I currently have a very nice dynamic halfedge mesh system to collapse/subdivide faces. It works very well and is incredibly fast, but since it is a surface algorithm, it is not easy to robustly change topology.

So I want to go back to the drawingboard and implement a proper volumetric system. My first idea was some kind of octtree representation for the volume and marching cubes to polygonise it.

However, I have a few problems with this. First, marching cubes often produces small or thin triangles, something that is highly undesirable (reason why later). Second, I want to polygonise the volume only in the area of editing, and at different levels of detail.
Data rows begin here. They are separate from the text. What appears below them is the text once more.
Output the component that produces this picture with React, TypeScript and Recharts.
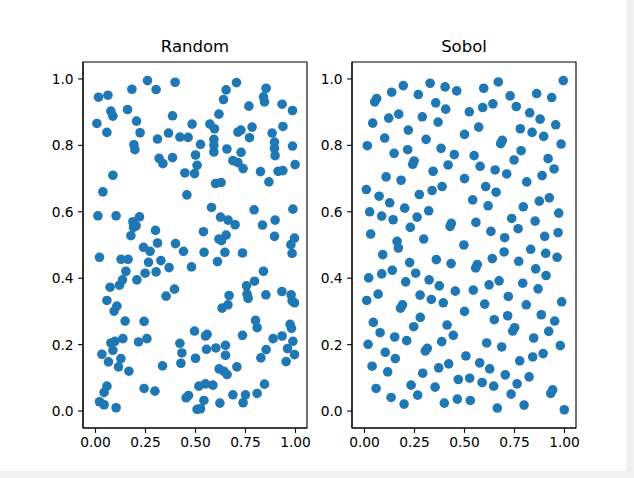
import React from 'react';
import { ScatterChart, Scatter, XAxis, YAxis, ReferenceArea } from 'recharts';

const xTicks = [0, 0.25, 0.5, 0.75, 1];
const yTicks = [0, 0.2, 0.4, 0.6, 0.8, 1];
const titles = ['Random', 'Sobol'];

const randomPoints: [number, number][] = [
  [0.015,0.945],[0.062,0.951],[0.182,0.969],[0.26,0.995],[0.303,0.968],[0.398,0.99],[0.077,0.903],[0.087,0.888],[0.16,0.908],[0.007,0.866],[0.057,0.839],[0.205,0.873],[0.223,0.838],[0.385,0.889],[0.483,0.864],[0.365,0.837],[0.31,0.819],[0.422,0.825],[0.463,0.824],[0.192,0.802],[0.197,0.787],[0.318,0.761],[0.337,0.745],[0.385,0.763],[0.5,0.771],[0.447,0.717],[0.495,0.715],[0.087,0.71],
  [0.705,0.989],[0.653,0.967],[0.853,0.972],[0.64,0.938],[0.84,0.946],[0.845,0.931],[0.767,0.918],[0.933,0.924],[0.985,0.905],[0.617,0.894],[0.572,0.864],[0.595,0.85],[0.783,0.855],[0.937,0.857],[0.712,0.84],[0.727,0.846],[0.77,0.823],[0.883,0.837],[0.592,0.818],[0.592,0.8],[0.592,0.78],[0.525,0.803],[0.895,0.81],[0.895,0.79],[0.898,0.769],[0.985,0.798],[0.657,0.789],[0.728,0.779],[0.687,0.754],[0.712,0.748],[0.738,0.73],[0.508,0.74],[0.825,0.721],[0.913,0.722],[0.937,0.724],[0.998,0.742],[0.867,0.69],[0.6,0.685],[0.628,0.688],
  [0.037,0.66],[0.457,0.651],[0.012,0.588],[0.103,0.588],[0.22,0.585],[0.187,0.57],[0.203,0.558],[0.19,0.553],[0.177,0.528],[0.3,0.544],[0.31,0.506],[0.24,0.493],[0.273,0.481],[0.4,0.504],[0.44,0.481],[0.02,0.463],[0.128,0.457],[0.163,0.457],[0.265,0.448],[0.327,0.453],[0.368,0.432],[0.48,0.434],[0.152,0.421],[0.248,0.415],[0.303,0.419],[0.135,0.395],[0.207,0.395],[0.073,0.373],[0.12,0.379],[0.395,0.367],[0.353,0.346],[0.057,0.333],
  [0.58,0.613],[0.793,0.606],[0.987,0.608],[0.625,0.584],[0.663,0.575],[0.698,0.561],[0.835,0.56],[0.898,0.575],[0.54,0.54],[0.653,0.53],[0.617,0.518],[0.63,0.513],[0.895,0.526],[0.995,0.521],[0.977,0.501],[0.983,0.475],[0.543,0.478],[0.647,0.478],[0.735,0.476],[0.61,0.45],[0.84,0.421],[0.795,0.391],[0.755,0.377],[0.758,0.352],[0.763,0.339],[0.852,0.35],[0.932,0.36],[0.978,0.35],[0.983,0.332],[0.995,0.326],[0.668,0.348],[0.662,0.32],[0.633,0.31],
  [0.093,0.301],[0.107,0.316],[0.148,0.271],[0.243,0.27],[0.495,0.241],[0.077,0.205],[0.097,0.21],[0.087,0.183],[0.137,0.218],[0.215,0.208],[0.257,0.218],[0.032,0.171],[0.065,0.148],[0.127,0.158],[0.115,0.133],[0.167,0.12],[0.335,0.136],[0.422,0.204],[0.432,0.175],[0.427,0.144],[0.5,0.159],[0.057,0.075],[0.043,0.056],[0.02,0.028],[0.043,0.019],[0.103,0.01],[0.243,0.068],[0.297,0.06],[0.465,0.047],[0.453,0.04],
  [0.8,0.273],[0.808,0.251],[0.973,0.261],[0.98,0.249],[0.558,0.231],[0.55,0.226],[0.735,0.228],[0.888,0.218],[0.933,0.226],[0.987,0.21],[0.555,0.186],[0.602,0.19],[0.65,0.198],[0.65,0.168],[0.853,0.185],[0.827,0.16],[0.96,0.188],[0.995,0.17],[0.953,0.149],[0.618,0.127],[0.642,0.12],[0.658,0.11],[0.707,0.133],[0.517,0.075],[0.55,0.082],[0.587,0.078],[0.845,0.081],[0.687,0.049],[0.75,0.049],[0.738,0.025],[0.808,0.053],[0.542,0.032],[0.622,0.024],[0.508,0.005],[0.525,0.007],
];

const sobolPoints: [number, number][] = [
  [0.194,0.98],[0.328,0.987],[0.403,0.976],[0.461,0.964],[0.136,0.96],[0.269,0.953],[0.061,0.941],[0.051,0.931],[0.356,0.928],[0.406,0.909],[0.171,0.894],[0.121,0.882],[0.289,0.886],[0.368,0.87],[0.041,0.867],[0.219,0.846],[0.101,0.822],[0.308,0.818],[0.5,0.833],[0.014,0.799],[0.383,0.791],[0.148,0.776],[0.216,0.787],[0.449,0.772],[0.248,0.753],[0.241,0.743],[0.418,0.741],[0.108,0.705],[0.183,0.695],[0.343,0.722],[0.5,0.7],[0.009,0.667],[0.388,0.676],
  [0.994,0.995],[0.669,0.991],[0.596,0.972],[0.861,0.956],[0.936,0.944],[0.728,0.949],[0.642,0.925],[0.591,0.914],[0.759,0.917],[0.524,0.901],[0.826,0.898],[0.878,0.879],[0.956,0.862],[0.571,0.855],[0.779,0.85],[0.838,0.839],[0.896,0.827],[0.689,0.815],[0.681,0.805],[0.983,0.804],[0.783,0.784],[0.548,0.769],[0.748,0.756],[0.918,0.76],[0.578,0.737],[0.653,0.726],[0.711,0.714],[0.948,0.729],[0.888,0.709],[0.606,0.676],[0.811,0.69],
  [0.338,0.664],[0.274,0.652],[0.073,0.647],[0.126,0.627],[0.201,0.611],[0.026,0.6],[0.321,0.603],[0.086,0.587],[0.143,0.576],[0.263,0.584],[0.434,0.565],[0.428,0.556],[0.229,0.553],[0.031,0.533],[0.296,0.518],[0.163,0.511],[0.169,0.491],[0.497,0.5],[0.091,0.471],[0.359,0.456],[0.226,0.447],[0.433,0.444],[0.139,0.424],[0.086,0.413],[0.256,0.415],[0.021,0.401],[0.206,0.389],[0.323,0.395],[0.374,0.377],[0.454,0.361],[0.068,0.352],[0.278,0.349],[0.011,0.333],[0.334,0.336],[0.394,0.326],[0.18,0.31],[0.19,0.32],
  [0.658,0.659],[0.541,0.636],[0.618,0.618],[0.794,0.615],[0.874,0.632],[0.924,0.642],[0.971,0.596],[0.736,0.58],[0.853,0.572],[0.557,0.568],[0.632,0.541],[0.768,0.549],[0.701,0.522],[0.901,0.526],[0.968,0.537],[0.831,0.487],[0.698,0.479],[0.906,0.475],[0.963,0.463],[0.639,0.459],[0.771,0.451],[0.564,0.441],[0.556,0.431],[0.856,0.428],[0.908,0.408],[0.673,0.392],[0.623,0.38],[0.791,0.385],[0.544,0.364],[0.868,0.368],[0.719,0.345],[0.601,0.322],[0.809,0.32],[0.986,0.329],
  [0.5,0.3],[0.279,0.282],[0.044,0.267],[0.246,0.254],[0.413,0.259],[0.078,0.236],[0.151,0.223],[0.444,0.228],[0.211,0.212],[0.018,0.201],[0.386,0.209],[0.314,0.189],[0.304,0.181],[0.104,0.177],[0.154,0.158],[0.507,0.166],[0.038,0.135],[0.116,0.118],[0.291,0.114],[0.371,0.13],[0.421,0.142],[0.469,0.095],[0.058,0.068],[0.233,0.078],[0.353,0.072],[0.133,0.041],[0.266,0.048],[0.198,0.021],[0.399,0.024],[0.464,0.036],
  [0.649,0.275],[0.716,0.287],[0.884,0.29],[0.951,0.271],[0.751,0.251],[0.741,0.241],[0.921,0.24],[0.846,0.22],[0.611,0.205],[0.686,0.193],[0.979,0.197],[0.576,0.145],[0.776,0.151],[0.841,0.163],[0.893,0.173],[0.626,0.127],[0.526,0.099],[0.588,0.086],[0.646,0.075],[0.704,0.109],[0.763,0.082],[0.823,0.103],[0.733,0.051],[0.941,0.064],[0.931,0.053],[0.529,0.032],[0.664,0.009],[0.798,0.018],[0.999,0.004],
];

const X_DOMAIN: [number, number] = [-0.0625, 1.0575];
const Y_DOMAIN: [number, number] = [-0.051, 1.051];
const COLOR = '#1f77b4';
const FONT = '"DejaVu Sans", "Liberation Sans", sans-serif';
const PLOT_W = 224;

const Dot = (props: any) => (
  <circle cx={props.cx} cy={props.cy} r={4.8} fill={COLOR} />
);

function Panel({ title, points, left, yAxisWidth }: { title: string; points: [number, number][]; left: number; yAxisWidth: number }) {
  const data = points.map(([x, y]) => ({ x, y }));
  const tickStyle = { fill: '#000', fontSize: 13.8, fontFamily: FONT };
  return (
    <div style={{ position: 'absolute', left, top: 0 }}>
      <div
        style={{
          position: 'absolute',
          left: yAxisWidth,
          width: PLOT_W,
          top: 37,
          height: 20,
          lineHeight: '20px',
          textAlign: 'center',
          fontFamily: FONT,
          fontSize: 16.5,
          color: '#000',
        }}
      >
        {title}
      </div>
      <ScatterChart
        width={yAxisWidth + PLOT_W + 10}
        height={478}
        margin={{ top: 62, right: 10, bottom: 0, left: 0 }}
      >
        <XAxis
          type="number"
          dataKey="x"
          domain={X_DOMAIN}
          allowDataOverflow
          ticks={xTicks}
          interval={0}
          tickFormatter={(v: number) => v.toFixed(2)}
          height={50}
          tickSize={4.9}
          tickMargin={4.5}
          stroke="#000"
          tickLine={{ stroke: '#000', strokeWidth: 1.1 }}
          axisLine={{ stroke: '#000', strokeWidth: 1.1 }}
          tick={tickStyle}
        />
        <YAxis
          type="number"
          dataKey="y"
          domain={Y_DOMAIN}
          allowDataOverflow
          ticks={yTicks}
          interval={0}
          tickFormatter={(v: number) => v.toFixed(1)}
          width={yAxisWidth}
          tickSize={4.9}
          tickMargin={4.5}
          stroke="#000"
          tickLine={{ stroke: '#000', strokeWidth: 1.1 }}
          axisLine={{ stroke: '#000', strokeWidth: 1.1 }}
          tick={tickStyle}
        />
        <Scatter data={data} shape={Dot} isAnimationActive={false} />
        <ReferenceArea
          x1={X_DOMAIN[0]}
          x2={X_DOMAIN[1]}
          y1={Y_DOMAIN[0]}
          y2={Y_DOMAIN[1]}
          fill="none"
          fillOpacity={0}
          stroke="#000"
          strokeWidth={1.1}
          ifOverflow="visible"
        />
      </ScatterChart>
    </div>
  );
}

export default function App() {
  return (
    <div style={{ position: 'absolute', left: 0, top: 0, width: 634, height: 478, background: '#f0f0f0', overflow: 'hidden' }}>
      <div style={{ position: 'absolute', left: 0, top: 0, width: 626, height: 471, background: '#fff' }} />
      <Panel title={titles[0]} points={randomPoints} left={0} yAxisWidth={83} />
      <Panel title={titles[1]} points={sobolPoints} left={270} yAxisWidth={82} />
    </div>
  );
}
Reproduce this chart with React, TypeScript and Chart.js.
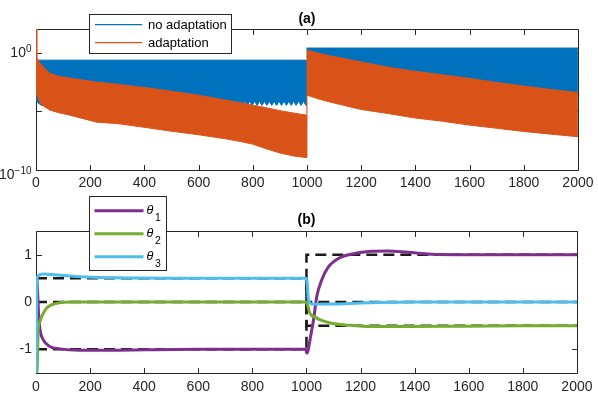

For example, I may want a low res sphere, but with a few tiny high res bumps. I can easily get that kind of subdivision behaviour with my current surface based sustem, but I can't envision how I could do it robustly with marching cubes.

Another problem is that the actual trianglular mesh is further subdivided on the gpu for smooth surfaces, so I need neighbourhood information too. Again, I already have this with the current half-edge system, but with a volume polygonisation system, I imagine it taking a lot of extra processing to find the extra connectivity information. This is the reason thin triangles are bad.

So I have a lot of constraints, and I am asking this community for ideas or pertinent papers to read. I was thinking about surfacenets to avoid the small/thin triangle problem. Also, I have a feeling kd-trees may be better for storing multiresolution volumes since they seem more flexible then octtrees.

Anyway, any ideas/suggestions very welcome.